When it is all said and done it will have taken us several months to actually change banks.  We’re actually leaving our old bank to switch to a credit union.  This is something that I like because firstly it’s a local financial institution, and secondly credit unions are much more service oriented in many cases because they have members who the employees are serving rather than some person that is not directly their ‘boss’.  When I asked the employee at the credit union if I could do various things that my old bank wanted to penalize me (unnecessarily) for he simply said, “Yes, you can do that.”  How about situation two? “Yes, you can do that, too.”  Are there fees for this?  Do I have to jump through this hoop?  “No, there are no fees for that and we don’t own a hoop holder to put a hoop there for you to jump through.” [I made that last answer up, but he said the same thing in meaning, even if my imagination makes him more funny.]

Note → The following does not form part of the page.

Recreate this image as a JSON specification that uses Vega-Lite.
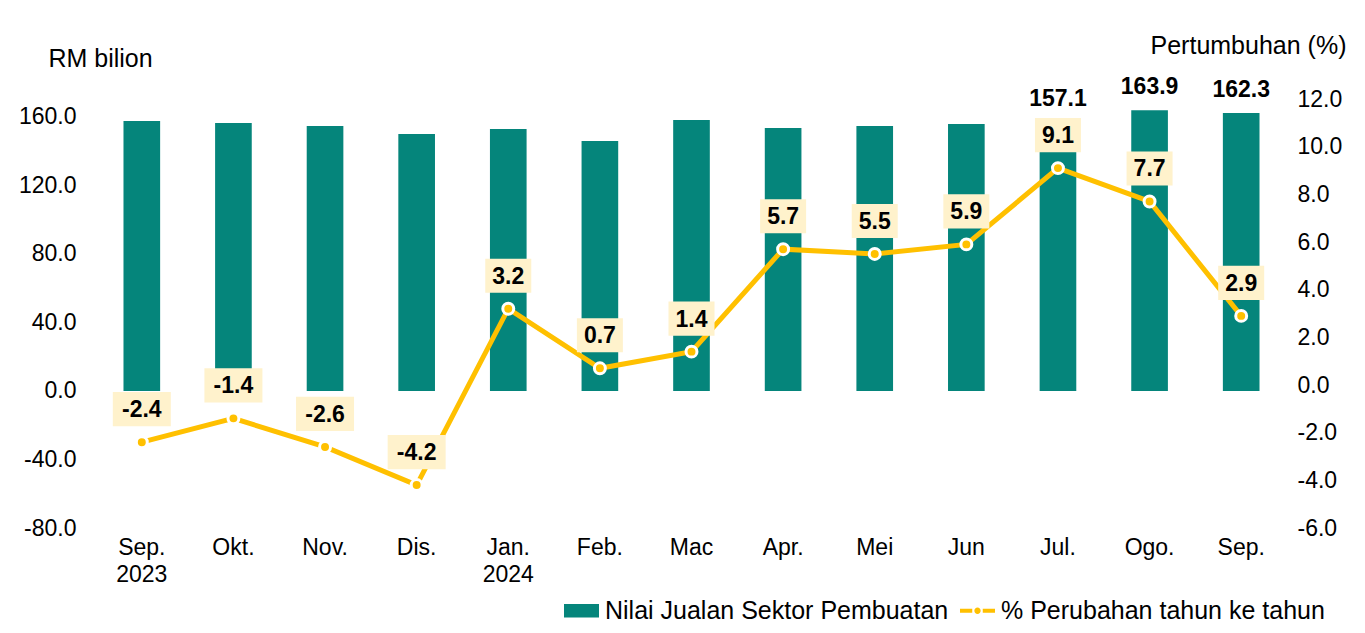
{
  "$schema": "https://vega.github.io/schema/vega-lite/v6.json",
  "width": 1191,
  "height": 429,
  "autosize": {"type": "none"},
  "padding": {"left": 96, "top": 99, "right": 78, "bottom": 105},
  "background": "white",
  "data": {
    "values": [
      {"m": "Sep.|2023", "sales": 157.7, "pct": -2.4},
      {"m": "Okt.", "sales": 156.5, "pct": -1.4},
      {"m": "Nov.", "sales": 154.7, "pct": -2.6},
      {"m": "Dis.", "sales": 150.1, "pct": -4.2},
      {"m": "Jan.|2024", "sales": 153.0, "pct": 3.2},
      {"m": "Feb.", "sales": 146.0, "pct": 0.7},
      {"m": "Mac", "sales": 158.2, "pct": 1.4},
      {"m": "Apr.", "sales": 153.6, "pct": 5.7},
      {"m": "Mei", "sales": 154.7, "pct": 5.5},
      {"m": "Jun", "sales": 155.9, "pct": 5.9},
      {"m": "Jul.", "sales": 157.1, "pct": 9.1},
      {"m": "Ogo.", "sales": 163.9, "pct": 7.7},
      {"m": "Sep.", "sales": 162.3, "pct": 2.9}
    ]
  },
  "encoding": {
    "x": {
      "field": "m",
      "type": "nominal",
      "sort": null,
      "scale": {"paddingInner": 0.6, "paddingOuter": 0.3},
      "axis": {
        "title": null,
        "labelAngle": 0,
        "domain": false,
        "ticks": false,
        "labelPadding": 8,
        "labelFontSize": 23,
        "labelLineHeight": 27,
        "labelColor": "#000000",
        "labelExpr": "split(datum.value, '|')"
      }
    }
  },
  "layer": [
    {
      "layer": [
        {
          "mark": {"type": "rule", "color": "#9a9a9a", "strokeWidth": 2},
          "encoding": {"y": {"datum": 0, "type": "quantitative"}}
        },
        {
          "mark": {"type": "bar"},
          "encoding": {
            "y": {
              "field": "sales",
              "type": "quantitative",
              "scale": {"domain": [-80, 170.5], "nice": false, "zero": false},
              "axis": {
                "values": [-80, -40, 0, 40, 80, 120, 160],
                "format": ".1f",
                "grid": false,
                "domain": false,
                "ticks": false,
                "labelPadding": 20,
                "labelFontSize": 23,
                "labelColor": "#000000",
                "title": "RM bilion",
                "titleAngle": 0,
                "titleAlign": "center",
                "titleBaseline": "middle",
                "titleX": 4,
                "titleY": -41,
                "titleFontSize": 25,
                "titleFontWeight": "normal",
                "titleColor": "#000000"
              }
            },
            "color": {
              "datum": "Nilai Jualan Sektor Pembuatan",
              "type": "nominal",
              "scale": {
                "domain": ["Nilai Jualan Sektor Pembuatan", "% Perubahan tahun ke tahun"],
                "range": ["#05857B", "#FFC000"]
              },
              "legend": {
                "title": null,
                "orient": "none",
                "direction": "horizontal",
                "legendX": 467,
                "legendY": 493,
                "labelFontSize": 25,
                "labelColor": "#000000",
                "labelLimit": 500,
                "symbolSize": 1225,
                "symbolOffset": 0,
                "labelOffset": 5,
                "columnPadding": 10,
                "encode": {
                  "symbols": {
                    "update": {
                      "shape": {"signal": "datum.value == 'Nilai Jualan Sektor Pembuatan' ? 'M-1,-0.38H1V0.38H-1Z' : 'M-1,-0.11H-0.3V0.11H-1Z M0.3,-0.11H1V0.11H0.3Z M0.18,0A0.18,0.18 0 1,1 -0.18,0A0.18,0.18 0 1,1 0.18,0Z'"},
                      "fill": {"signal": "datum.value == 'Nilai Jualan Sektor Pembuatan' ? '#05857B' : '#FFC000'"},
                      "stroke": {"value": null},
                      "opacity": {"value": 1}
                    }
                  }
                }
              }
            }
          }
        },
        {
          "transform": [{"filter": "indexof(['Jul.', 'Ogo.', 'Sep.'], datum.m) >= 0"}],
          "mark": {"type": "text", "fontSize": 23, "fontWeight": "bold", "baseline": "bottom", "dy": -11, "color": "#000000"},
          "encoding": {
            "y": {"field": "sales", "type": "quantitative"},
            "text": {"field": "sales", "type": "quantitative", "format": ".1f"}
          }
        }
      ]
    },
    {
      "layer": [
        {
          "mark": {"type": "line", "color": "#FFC000", "strokeWidth": 5},
          "encoding": {
            "y": {
              "field": "pct",
              "type": "quantitative",
              "scale": {"domain": [-6, 12], "nice": false, "zero": false},
              "axis": {
                "orient": "right",
                "values": [-6, -4, -2, 0, 2, 4, 6, 8, 10, 12],
                "format": ".1f",
                "grid": false,
                "domain": false,
                "ticks": false,
                "labelPadding": 10,
                "labelFontSize": 23,
                "labelColor": "#000000",
                "title": "Pertumbuhan (%)",
                "titleAngle": 0,
                "titleAlign": "center",
                "titleBaseline": "middle",
                "titleX": -39,
                "titleY": -54,
                "titleFontSize": 25,
                "titleFontWeight": "normal",
                "titleColor": "#000000"
              }
            }
          }
        },
        {
          "mark": {"type": "point", "filled": true, "fill": "#FFC000", "stroke": "#ffffff", "strokeWidth": 3, "size": 120, "opacity": 1},
          "encoding": {"y": {"field": "pct", "type": "quantitative"}}
        },
        {
          "transform": [{"filter": "datum.pct < 0"}],
          "mark": {"type": "point", "shape": "M-1,-0.59H1V0.59H-1Z", "filled": true, "fill": "#FFF2CC", "strokeWidth": 0, "size": 3364, "yOffset": -33, "opacity": 1},
          "encoding": {"y": {"field": "pct", "type": "quantitative"}}
        },
        {
          "transform": [{"filter": "datum.pct >= 0"}],
          "mark": {"type": "point", "shape": "M-1,-0.74H1V0.74H-1Z", "filled": true, "fill": "#FFF2CC", "strokeWidth": 0, "size": 2116, "yOffset": -33, "opacity": 1},
          "encoding": {"y": {"field": "pct", "type": "quantitative"}}
        },
        {
          "mark": {"type": "text", "fontSize": 23, "fontWeight": "bold", "baseline": "middle", "yOffset": -32, "color": "#000000"},
          "encoding": {
            "y": {"field": "pct", "type": "quantitative"},
            "text": {"field": "pct", "type": "quantitative", "format": ".1f"}
          }
        }
      ]
    }
  ],
  "resolve": {"scale": {"y": "independent"}},
  "config": {
    "font": "Liberation Sans",
    "view": {"stroke": null},
    "locale": {
      "number": {"decimal": ".", "thousands": ",", "grouping": [3], "currency": ["", ""], "minus": "-"}
    }
  }
}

The hardest part is the automatic withdrawals and direct deposits.  Those seem to take weeks and up to months to get swapped over.  And they want voided checks.  And they warn you not to close down your old account until (insert some date/time here).  Seriously: in the age of computers and databases are we that slow that what takes me seconds to enter into an online form takes weeks and months to process?

The Credit Union is not officially supported by Mint [and they are not presently working on supporting it], but I’m OK with that.  I will likely pay for and install You Need A Budget and use that with regular downloads of our data.  There are downsides to changing institutions like re-entering online billpay accounts.  But those are minor in comparison to being nickel and dimes and treated like a money tree that needs regular pruning.

I look forward to being a member of a local credit union with staff that treat me like a human being.

Communication Is Hard

At least that’s what they tell me.  If you tell someone something enough times your job as a communicator will either get infinitely easier because they’ll finally get it.  Or it’ll get much, much harder because the repetition causes the pith helmets and ear plugs to be put into place.  I tell my daughters, “Think before you act,” about a bazillion times a month.  I’m pretty sure they think it’s some mantra that my parents told me.  It isn’t.  My dad told me, “it is your mother and I’s responsibility to raise you to be an adult when you’re 18.”  That worked out pretty well because I was a kid who was just looking for a place, a time, and a thing to be scared about.  At 17 and 365 days I was scared of 18 because it meat adulthood.

I hope that my children one day learn to think before they act.  I suspect it’ll be a lesson they learn throughout their lives.  I also hope that when they turn 17 and 365 days they don’t panic like I did – because if there’s one thing I’ve learned it is that I have more than one thing to learn.

Strange Day in Marriage Land

So Harry Reid has decided that prostitution is bad for Nevada (I think it’s terrible for marriages).  And Obama thinks that the Defense of Marriage Act (DOMA) is unconstitutional.  If consenting adults… wait, you don’t suspect that these senators (one former, of course) are being inconsistent, do you?  Nah, that’s impossible.